XI
París, 11 de julio de 1768
Nunca, nunca, señorita, podrá convencerme de que no ha sido usted misma quien provocó el disgusto que tuvo en la ruta. Cuando uno quiere que los demás lo respeten, hay que darles el ejemplo por el respeto que uno se tiene a sí mismo.
Cometió otra indiscreción, que es la de haber dado publicidad a esa aventura a través de una persecución jurídica. ¿No se da cuenta de que es una nueva objeción que sus enemigos no dejarán de hacerle si, por acontecimientos que es imposible prever, se viera desdichadamente obligada a volver a su antiguo estado? Y además, invoca mi nombre en una circunstancia completamente escandalosa. Mi nombre, pronunciado ante un juez, no puede dar mejor opinión de usted, y no puede sino perjudicar la buena opinión que tengan de mí.
Cobré las doscientas libras de su pensión del rey.[63] El Sr. de Van Eycken pagó la letra contra él, y el Sr. Baur aceptó la letra de cambio que usted sabe. Por ende, tengo entre manos una buena suma de dinero de la que dispondré como usted decida. También tengo el retrato del señor conde y la copia del suyo.
Sobre todo, señorita, no hable de ese dinero a su señora madre. La pensión que usted le ha asignado le será debidamente pagada; pero si supiera que tengo fondos, disipadora como es, nos acosaría permanentemente, y muy pronto quedaría muy poca cosa. Sigo esperando que envíen el contrato de sus rentas vitalicias constituidas sobre el rey. Ya no puede haber más demoras. Me es imposible atender sus asuntos si no me hace enviar a través de un notario una procuración cuyo modelo le envío. Ocúpese del tema sin tardanza.
La dueña del hotel de la calle Saint-Benoît pretendía obligar a su madre a quedarse tres meses. Hubo un proceso que hemos ganado.
Sea prudente, sea honesta, sea suave; una injuria para contestar a otra injuria son dos injurias, y hay que estar más avergonzado de la primera que de la segunda. Si no trabaja sin descanso en moderar la violencia de su carácter, no podrá vivir con nadie; será desgraciada; y como nadie podrá encontrar la felicidad a su lado, los sentimientos más dulces que hayan concebido por usted se apagarán, y esa persona, harta de verse atormentada por una bella furia, se alejará de usted. Dos enamorados que se dicen groserías se envilecen los dos.

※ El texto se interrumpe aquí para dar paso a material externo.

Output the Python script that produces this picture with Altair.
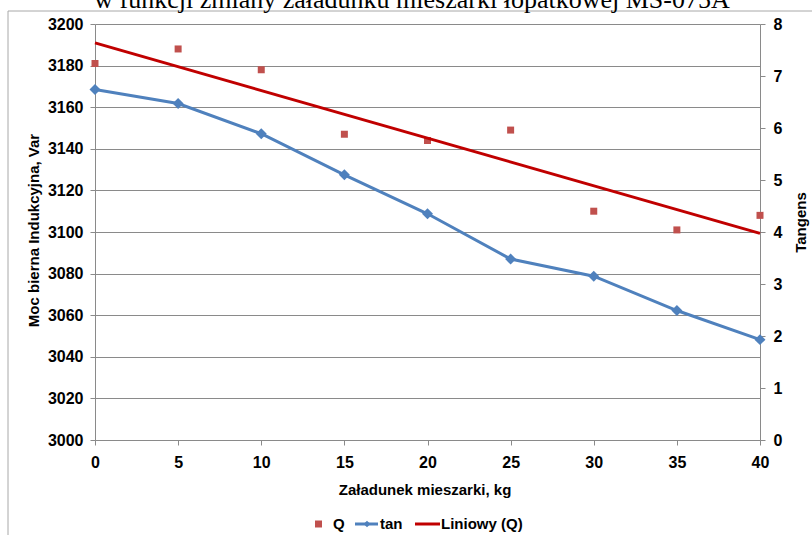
import altair as alt
import pandas as pd

# Loading of the paddle mixer, kg
load_kg = [0, 5, 10, 15, 20, 25, 30, 35, 40]
# Inductive reactive power Q, var
q_var = [3181, 3188, 3178, 3147, 3144, 3149, 3110, 3101, 3108]
# tan(phi)
tan_phi = [6.74, 6.47, 5.89, 5.10, 4.35, 3.48, 3.15, 2.49, 1.93]

title_text = "w funkcji zmiany załadunku mieszarki łopatkowej MS-075A"

df = pd.DataFrame({"x": load_kg, "q": q_var, "tan": tan_phi})

W, H = 665, 416
PAD_L, PAD_T = 95, 24
FONT = "Liberation Sans"
GRAY = "#8a8a8a"

x_enc = alt.X(
    "x:Q",
    scale=alt.Scale(domain=[0, 40], nice=False, zero=False),
    axis=alt.Axis(
        values=list(range(0, 41, 5)),
        title="Załadunek mieszarki, kg",
        grid=False,
        tickSize=5,
        labelPadding=9,
        labelFlush=False,
        titleY=49,
        titleBaseline="middle",
        titleX=W / 2 - 3,
    ),
)

base = alt.Chart(df)

q_scale = alt.Scale(domain=[3000, 3200], nice=False, zero=False)

q_points = base.mark_square(size=49, color="#C0504D", opacity=1).encode(
    x=x_enc,
    y=alt.Y(
        "q:Q",
        scale=q_scale,
        axis=alt.Axis(
            orient="left",
            values=list(range(3000, 3201, 20)),
            format="d",
            title="Moc bierna Indukcyjna, Var",
            grid=True,
            tickSize=5,
            labelPadding=7,
            labelFlush=False,
            titleX=-62,
            titleY=H / 2 - 2,
            titleBaseline="middle",
            titleAngle=270,
        ),
    ),
)

q_trend = (
    base.transform_regression("x", "q", extent=[0, 40])
    .mark_line(color="#C00000", strokeWidth=3)
    .encode(x="x:Q", y=alt.Y("q:Q", scale=q_scale))
)

tan_line = base.mark_line(
    color="#4F81BD",
    strokeWidth=3,
    point=alt.OverlayMarkDef(shape="diamond", size=120, filled=True, color="#4F81BD", opacity=1),
).encode(
    x="x:Q",
    y=alt.Y(
        "tan:Q",
        scale=alt.Scale(domain=[0, 8], nice=False),
        axis=alt.Axis(
            orient="right",
            values=list(range(0, 9)),
            title="Tangens",
            grid=False,
            tickSize=5,
            labelPadding=8,
            labelFlush=False,
            titleAngle=270,
            titleX=40,
            titleY=H / 2 - 10,
            titleBaseline="middle",
        ),
    ),
)

one = alt.Data(values=[{}])


def txt(s, x, y, **kw):
    return alt.Chart(one).mark_text(text=s, **kw).encode(x=alt.value(x), y=alt.value(y))


def rule(x, x2, y, y2, **kw):
    return alt.Chart(one).mark_rule(**kw).encode(
        x=alt.value(x), x2=alt.value(x2), y=alt.value(y), y2=alt.value(y2)
    )


# chart frame (top and left edges)
frame = [
    rule(8 - PAD_L, 812 - PAD_L, 11 - PAD_T, 11 - PAD_T, color="#a8a8a8", strokeWidth=1),
    rule(8 - PAD_L, 8 - PAD_L, 11 - PAD_T, 535 - PAD_T, color="#a8a8a8", strokeWidth=1),
]

heading = txt(
    title_text, 412 - PAD_L, 8 - PAD_T,
    font="Liberation Serif", fontSize=26, align="center", baseline="alphabetic", color="black",
)

# legend row
ly = 524 - PAD_T
LEG = dict(font=FONT, fontWeight="bold", fontSize=15, align="left", baseline="middle", color="black")
legend = [
    alt.Chart(one).mark_square(size=49, color="#C0504D", opacity=1).encode(
        x=alt.value(318.5 - PAD_L), y=alt.value(ly)
    ),
    txt("Q", 333 - PAD_L, ly, **LEG),
    rule(355 - PAD_L, 378 - PAD_L, ly, ly, color="#4F81BD", strokeWidth=3),
    alt.Chart(one).mark_point(shape="diamond", size=45, filled=True, color="#4F81BD", opacity=1).encode(
        x=alt.value(367 - PAD_L), y=alt.value(ly)
    ),
    txt("tan", 380 - PAD_L, ly, **LEG),
    rule(415 - PAD_L, 440 - PAD_L, ly, ly, color="#C00000", strokeWidth=3),
    txt("Liniowy (Q)", 441 - PAD_L, ly, **LEG),
]

chart = (
    alt.layer(alt.layer(q_points, q_trend), tan_line, *frame, heading, *legend)
    .resolve_scale(y="independent")
    .properties(
        width=W,
        height=H,
        autosize=alt.AutoSizeParams(type="none"),
        padding={"left": PAD_L, "top": PAD_T, "right": 812 - PAD_L - W, "bottom": 535 - PAD_T - H},
        background="white",
    )
    .configure_view(stroke=None)
    .configure_axis(
        domainColor=GRAY,
        tickColor=GRAY,
        gridColor=GRAY,
        gridWidth=1,
        labelFont=FONT,
        labelFontWeight="bold",
        labelFontSize=16,
        labelColor="black",
        titleFont=FONT,
        titleFontWeight="bold",
        titleFontSize=15,
        titleColor="black",
    )
)

chart.save("out.html", embed_options={"renderer": "svg", "actions": False})
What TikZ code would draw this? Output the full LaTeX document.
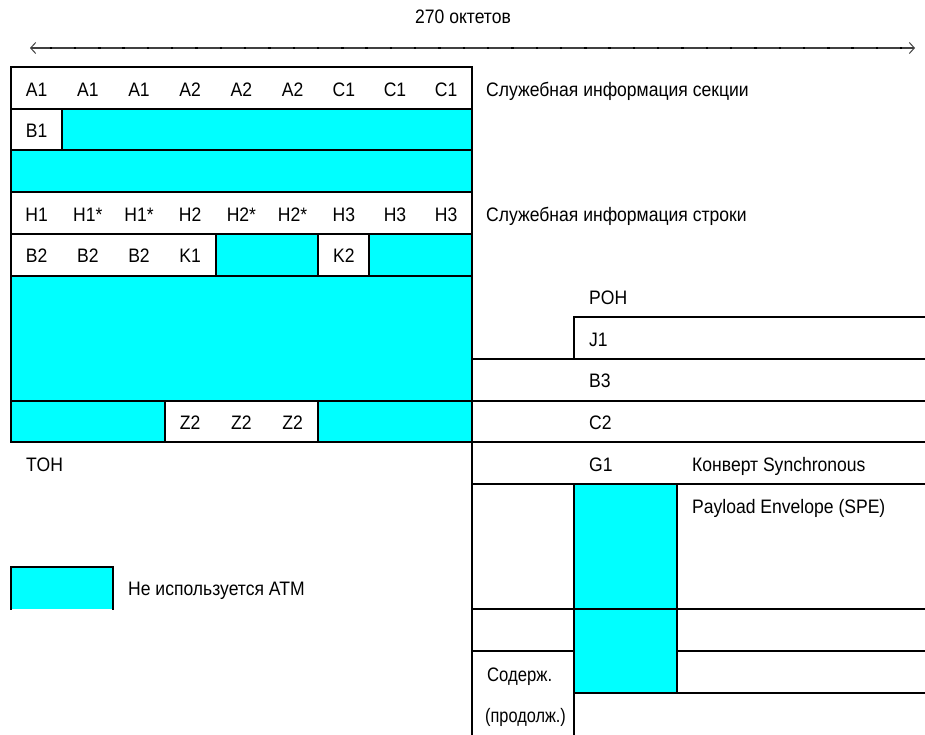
\documentclass[tikz,border=0pt]{standalone}
\usepackage{fontspec}
\setmainfont[FakeStretch=0.9]{Liberation Sans}
\usetikzlibrary{arrows.meta}
\definecolor{unused}{HTML}{00FFFF}
\begin{document}
\begin{tikzpicture}[x=1pt,y=-1pt,
  ln/.style={line width=2pt, line cap=rect},
  txt/.style={anchor=base, inner sep=0pt, font=\fontsize{19.5}{22}\selectfont},
  ltxt/.style={anchor=base west, inner sep=0pt, font=\fontsize{19.5}{22}\selectfont}]
\useasboundingbox (0,0) rectangle (925,734);
% grid points
\foreach \i in {0,...,13}
  \foreach \j in {0,...,16}
    \coordinate (p\i-\j) at ({11+51.2*\i},{67+41.7*\j});
\coordinate (R) at (925,0);
\coordinate (B) at (0,734);
% title and width arrow
\node[txt] (title) at (463,23) {270 октетов};
\coordinate (al) at (30,48);
\coordinate (ar) at (915,48);
\draw[line width=1.1pt, black!75, {Straight Barb[length=5pt,width=11pt,line width=1pt]}-{Straight Barb[length=5pt,width=11pt,line width=1pt]}] (al) -- (ar);
\foreach \k in {0,...,35}
  \draw[line width=1.5pt, black] ({50.7+24.3*\k-1.2},48) -- ({50.7+24.3*\k+1.2},48);
% unused (cyan) areas of TOH
\fill[unused] (p1-1) rectangle (p9-2);
\fill[unused] (p0-2) rectangle (p9-3);
\fill[unused] (p4-4) rectangle (p6-5);
\fill[unused] (p7-4) rectangle (p9-5);
\fill[unused] (p0-5) rectangle (p9-8);
\fill[unused] (p0-8) rectangle (p3-9);
\fill[unused] (p6-8) rectangle (p9-9);
% TOH grid lines
\draw[ln] (p0-0) rectangle (p9-9);
\foreach \j in {1,2,3,4,5,8}
  \draw[ln] (p0-\j) -- (p9-\j);
\draw[ln] (p1-1) -- (p1-2);
\draw[ln] (p4-4) -- (p4-5);
\draw[ln] (p6-4) -- (p6-5);
\draw[ln] (p7-4) -- (p7-5);
\draw[ln] (p3-8) -- (p3-9);
\draw[ln] (p6-8) -- (p6-9);
% SPE / POH lines
\draw[ln] (p11-7) -- (p11-6) -- (p11-6 -| R);
\foreach \j in {7,8,9,10,13}
  \draw[ln] (p9-\j) -- (p9-\j -| R);
\draw[ln] (p9-14) -- (p11-14);
\draw[ln] (p13-14) -- (p13-14 -| R);
\draw[ln] (p11-15) -- (p11-15 -| R);
\draw[ln] (p9-9) -- (p9-9 |- B);
\draw[ln] (p11-15) -- (p11-15 |- B);
\draw[ln, fill=unused] (p11-10) rectangle (p13-13);
\draw[ln, fill=unused] (p11-13) rectangle (p13-15);
% legend
\fill[unused] (p0-12) rectangle (p2-13);
\draw[ln] (p0-13) -- (p0-12) -- (p2-12) -- (p2-13);
\node[ltxt] (legend) at (128,595) {Не используется ATM};
% cell texts
\foreach \t [count=\n from 0] in {A1,A1,A1,A2,A2,A2,C1,C1,C1}
  \node[txt] (a\n) at ({36.6+51.2*\n},96) {\t};
\node[txt] (b1) at (36.6,137.7) {B1};
\foreach \t [count=\n from 0] in {H1,H1*,H1*,H2,H2*,H2*,H3,H3,H3}
  \node[txt] (h\n) at ({36.6+51.2*\n},221) {\t};
\foreach \t [count=\n from 0] in {B2,B2,B2,K1}
  \node[txt] (k\n) at ({36.6+51.2*\n},262.7) {\t};
\node[txt] (k2) at ({36.6+51.2*6},262.7) {K2};
\foreach \n in {3,4,5}
  \node[txt] (z\n) at ({36.6+51.2*\n},429) {Z2};
\node[ltxt] (soh) at (486,96) {Служебная информация секции};
\node[ltxt] (loh) at (486,221) {Служебная информация строки};
\node[ltxt] (toh) at (26,471) {TOH};
% POH column
\node[ltxt] (poh) at (589,304) {POH};
\node[ltxt] (j1) at (589,346) {J1};
\node[ltxt] (b3) at (589,387.5) {B3};
\node[ltxt] (c2) at (589,429) {C2};
\node[ltxt] (g1) at (589,471) {G1};
\node[ltxt] (spe1) at (692,471) {Конверт Synchronous};
\node[ltxt] (spe2) at (692,513) {Payload Envelope (SPE)};
\node[ltxt] (cont1) at (487,681) {\scalebox{0.95}[1]{Содерж.}};
\node[ltxt] (cont2) at (485,722) {\scalebox{0.93}[1]{(продолж.)}};
\end{tikzpicture}
\end{document}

Considere cualquier querella como un comienzo de ruptura. A fuerza de separar hilos de un cable, por fuerte que este sea, se romperá. Si ha tenido la felicidad de cautivar a un hombre de bien, considérelo en todo su valor; piense que la dulzura, la paciencia, la sensibilidad, son virtudes propias de la mujer, y las lágrimas sus verdaderas armas. Si se le encienden los ojos, si los músculos de sus mejillas y su cuello se hinchan, si los brazos se le ponen rígidos, si se elevan los acentos duros de su voz, si salen de su boca frases violentas, palabras deshonestas, insultos, groseros o no, ya no es usted más que una mujer del mercado, una criatura horrible de ver, horrible de oír, ha renunciado a las cualidades amables de su sexo para adquirir los vicios odiosos del nuestro.
Es indigno de un hombre galante golpear a una mujer; es mucho peor todavía que una mujer merezca ese castigo. Si no se hace mejor, si todos sus días siguen marcados por locuras, perderé todo el interés que tengo por usted.
Presente mis respetos al señor conde. Hágalo feliz, puesto que él se encarga de hacerla feliz a usted.